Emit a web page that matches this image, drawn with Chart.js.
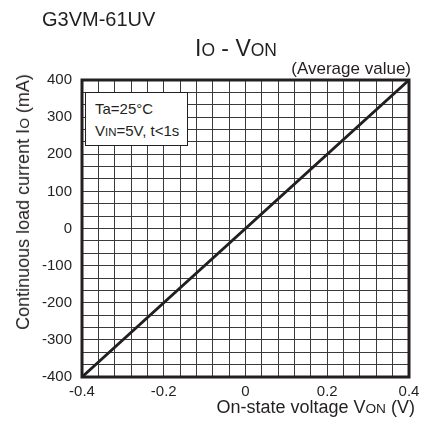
<!DOCTYPE html>
<html lang="en">
<head>
    <meta charset="UTF-8">
    <title>G3VM-61UV Io - Von</title>
    <script src="https://cdn.jsdelivr.net/npm/chart.js@4.4.0/dist/chart.umd.min.js"></script>
    <style>
    body{
        margin: 0;
        background-color: #fff;
        font-family: 'Liberation Sans', Arial, Helvetica, sans-serif;
        color: #231f20;
    }
    .wrap{
        position: relative;
        width: 427px;
        height: 424px;
        overflow: hidden;
    }
    #myChart{
        position: absolute;
        left: 0;
        top: 0;
    }
    .txt{
        position: absolute;
        line-height: 1;
        white-space: nowrap;
    }
    .sm{
        font-size: 0.76em;
    }
    .noteBox{
        position: absolute;
        left: 85px;
        top: 92px;
        width: 101px;
        height: 52px;
        background-color: #fff;
        border: 1.5px solid #231f20;
    }
    </style>
</head>
<body>
    <div class="wrap">
        <canvas id="myChart" width="427" height="424"></canvas>

        <div class="txt" style="left:42px; top:9px; font-size:20px;">G3VM-61UV</div>
        <div class="txt" style="left:195px; top:37px; font-size:23px;">I<span class="sm">O</span> - V<span class="sm">ON</span></div>
        <div class="txt" style="right:16px; top:60px; font-size:17px;">(Average value)</div>
        <div class="txt" style="right:12px; top:398px; font-size:18px;">On-state voltage V<span class="sm">ON</span> (V)</div>
        <div class="txt" style="left:23px; top:202px; font-size:18px; transform: translate(-50%, -50%) rotate(-90deg);">Continuous load current I<span class="sm">O</span> (mA)</div>

        <div class="noteBox">
            <div class="txt" style="left:9px; top:8px; font-size:15px;">Ta=25°C</div>
            <div class="txt" style="left:9px; top:30px; font-size:15px;">V<span class="sm">IN</span>=5V, t&lt;1s</div>
        </div>
    </div>

    <script>
        // data
        const vonValues = [-0.4, 0, 0.4];
        const ioValues = [-400, 0, 400];

        const xTicks = [-0.4, -0.2, 0, 0.2, 0.4];
        const xTickLabels = ['-0.4', '-0.2', '0', '0.2', '0.4'];
        const yTicks = [-400, -300, -200, -100, 0, 100, 200, 300, 400];
        const yTickLabels = ['-400', '-300', '-200', '-100', '0', '100', '200', '300', '400'];

        const xGridCount = 20;   // 0.04 V per cell
        const yGridCount = 24;   // 100/3 mA per cell

        const ink = '#231f20';
        const gridInk = '#3a3a3a';

        function gridTicks(min, max, n){
            let t = [];
            for(let i = 0; i <= n; i++){
                t.push({value: min + (max - min) * i / n});
            }
            return t;
        }

        function labelFor(v, vals, labels, tol){
            for(let i = 0; i < vals.length; i++){
                if (Math.abs(vals[i] - v) < tol) return labels[i];
            }
            return '';
        }

        const boxPlugin = {
            id: 'boxPlugin',
            afterDatasetsDraw(chart){
                const a = chart.chartArea;
                const ctx = chart.ctx;
                ctx.save();
                ctx.strokeStyle = ink;
                ctx.lineWidth = 3;
                ctx.strokeRect(a.left, a.top, a.right - a.left, a.bottom - a.top);
                ctx.restore();
            }
        };

        let data = {
            datasets: [{
                label: 'Io',
                data: vonValues.map((v, i) => ({x: v, y: ioValues[i]})),
                showLine: true,
                borderColor: ink,
                borderWidth: 3,
                pointRadius: 0,
                clip: false
            }]
        };

        let config = {
            type: 'scatter',
            data,
            options: {
                responsive: false,
                animation: false,
                layout: {
                    padding: {left: 0, top: 80, right: 18, bottom: 0}
                },
                plugins: {
                    legend: {display: false},
                    tooltip: {enabled: false}
                },
                scales: {
                    x: {
                        type: 'linear',
                        min: xTicks[0],
                        max: xTicks[xTicks.length - 1],
                        afterFit: (scale) => { scale.height = 47; },
                        afterBuildTicks: (scale) => { scale.ticks = gridTicks(xTicks[0], xTicks[xTicks.length - 1], xGridCount); },
                        grid: {color: gridInk, lineWidth: 1, drawTicks: false},
                        border: {display: false},
                        ticks: {
                            autoSkip: false,
                            maxRotation: 0,
                            padding: 6,
                            color: ink,
                            font: {family: "'Liberation Sans', Arial, sans-serif", size: 15},
                            callback: (v) => labelFor(v, xTicks, xTickLabels, 1e-6)
                        }
                    },
                    y: {
                        type: 'linear',
                        min: yTicks[0],
                        max: yTicks[yTicks.length - 1],
                        afterFit: (scale) => { scale.width = 82; },
                        afterBuildTicks: (scale) => { scale.ticks = gridTicks(yTicks[0], yTicks[yTicks.length - 1], yGridCount); },
                        grid: {color: gridInk, lineWidth: 1, drawTicks: false},
                        border: {display: false},
                        ticks: {
                            autoSkip: false,
                            padding: 10,
                            color: ink,
                            font: {family: "'Liberation Sans', Arial, sans-serif", size: 15},
                            callback: (v) => labelFor(v, yTicks, yTickLabels, 1e-3)
                        }
                    }
                }
            },
            plugins: [boxPlugin]
        };

        const myChart = new Chart(document.getElementById('myChart'), config);
    </script>
</body>
</html>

● **What this task involves**:
Leave out the pictures and restate everything else word for word.

● **Result for this task**:
Emit a web page that matches this image, drawn with Chart.js.
<!DOCTYPE html>
<html lang="en">
<head>
    <meta charset="UTF-8">
    <title>G3VM-61UV Io - Von</title>
    <script src="https://cdn.jsdelivr.net/npm/chart.js@4.4.0/dist/chart.umd.min.js"></script>
    <style>
    body{
        margin: 0;
        background-color: #fff;
        font-family: 'Liberation Sans', Arial, Helvetica, sans-serif;
        color: #231f20;
    }
    .wrap{
        position: relative;
        width: 427px;
        height: 424px;
        overflow: hidden;
    }
    #myChart{
        position: absolute;
        left: 0;
        top: 0;
    }
    .txt{
        position: absolute;
        line-height: 1;
        white-space: nowrap;
    }
    .sm{
        font-size: 0.76em;
    }
    .noteBox{
        position: absolute;
        left: 85px;
        top: 92px;
        width: 101px;
        height: 52px;
        background-color: #fff;
        border: 1.5px solid #231f20;
    }
    </style>
</head>
<body>
    <div class="wrap">
        <canvas id="myChart" width="427" height="424"></canvas>

        <div class="txt" style="left:42px; top:9px; font-size:20px;">G3VM-61UV</div>
        <div class="txt" style="left:195px; top:37px; font-size:23px;">I<span class="sm">O</span> - V<span class="sm">ON</span></div>
        <div class="txt" style="right:16px; top:60px; font-size:17px;">(Average value)</div>
        <div class="txt" style="right:12px; top:398px; font-size:18px;">On-state voltage V<span class="sm">ON</span> (V)</div>
        <div class="txt" style="left:23px; top:202px; font-size:18px; transform: translate(-50%, -50%) rotate(-90deg);">Continuous load current I<span class="sm">O</span> (mA)</div>

        <div class="noteBox">
            <div class="txt" style="left:9px; top:8px; font-size:15px;">Ta=25°C</div>
            <div class="txt" style="left:9px; top:30px; font-size:15px;">V<span class="sm">IN</span>=5V, t&lt;1s</div>
        </div>
    </div>

    <script>
        // data
        const vonValues = [-0.4, 0, 0.4];
        const ioValues = [-400, 0, 400];

        const xTicks = [-0.4, -0.2, 0, 0.2, 0.4];
        const xTickLabels = ['-0.4', '-0.2', '0', '0.2', '0.4'];
        const yTicks = [-400, -300, -200, -100, 0, 100, 200, 300, 400];
        const yTickLabels = ['-400', '-300', '-200', '-100', '0', '100', '200', '300', '400'];

        const xGridCount = 20;   // 0.04 V per cell
        const yGridCount = 24;   // 100/3 mA per cell

        const ink = '#231f20';
        const gridInk = '#3a3a3a';

        function gridTicks(min, max, n){
            let t = [];
            for(let i = 0; i <= n; i++){
                t.push({value: min + (max - min) * i / n});
            }
            return t;
        }

        function labelFor(v, vals, labels, tol){
            for(let i = 0; i < vals.length; i++){
                if (Math.abs(vals[i] - v) < tol) return labels[i];
            }
            return '';
        }

        const boxPlugin = {
            id: 'boxPlugin',
            afterDatasetsDraw(chart){
                const a = chart.chartArea;
                const ctx = chart.ctx;
                ctx.save();
                ctx.strokeStyle = ink;
                ctx.lineWidth = 3;
                ctx.strokeRect(a.left, a.top, a.right - a.left, a.bottom - a.top);
                ctx.restore();
            }
        };

        let data = {
            datasets: [{
                label: 'Io',
                data: vonValues.map((v, i) => ({x: v, y: ioValues[i]})),
                showLine: true,
                borderColor: ink,
                borderWidth: 3,
                pointRadius: 0,
                clip: false
            }]
        };

        let config = {
            type: 'scatter',
            data,
            options: {
                responsive: false,
                animation: false,
                layout: {
                    padding: {left: 0, top: 80, right: 18, bottom: 0}
                },
                plugins: {
                    legend: {display: false},
                    tooltip: {enabled: false}
                },
                scales: {
                    x: {
                        type: 'linear',
                        min: xTicks[0],
                        max: xTicks[xTicks.length - 1],
                        afterFit: (scale) => { scale.height = 47; },
                        afterBuildTicks: (scale) => { scale.ticks = gridTicks(xTicks[0], xTicks[xTicks.length - 1], xGridCount); },
                        grid: {color: gridInk, lineWidth: 1, drawTicks: false},
                        border: {display: false},
                        ticks: {
                            autoSkip: false,
                            maxRotation: 0,
                            padding: 6,
                            color: ink,
                            font: {family: "'Liberation Sans', Arial, sans-serif", size: 15},
                            callback: (v) => labelFor(v, xTicks, xTickLabels, 1e-6)
                        }
                    },
                    y: {
                        type: 'linear',
                        min: yTicks[0],
                        max: yTicks[yTicks.length - 1],
                        afterFit: (scale) => { scale.width = 82; },
                        afterBuildTicks: (scale) => { scale.ticks = gridTicks(yTicks[0], yTicks[yTicks.length - 1], yGridCount); },
                        grid: {color: gridInk, lineWidth: 1, drawTicks: false},
                        border: {display: false},
                        ticks: {
                            autoSkip: false,
                            padding: 10,
                            color: ink,
                            font: {family: "'Liberation Sans', Arial, sans-serif", size: 15},
                            callback: (v) => labelFor(v, yTicks, yTickLabels, 1e-3)
                        }
                    }
                }
            },
            plugins: [boxPlugin]
        };

        const myChart = new Chart(document.getElementById('myChart'), config);
    </script>
</body>
</html>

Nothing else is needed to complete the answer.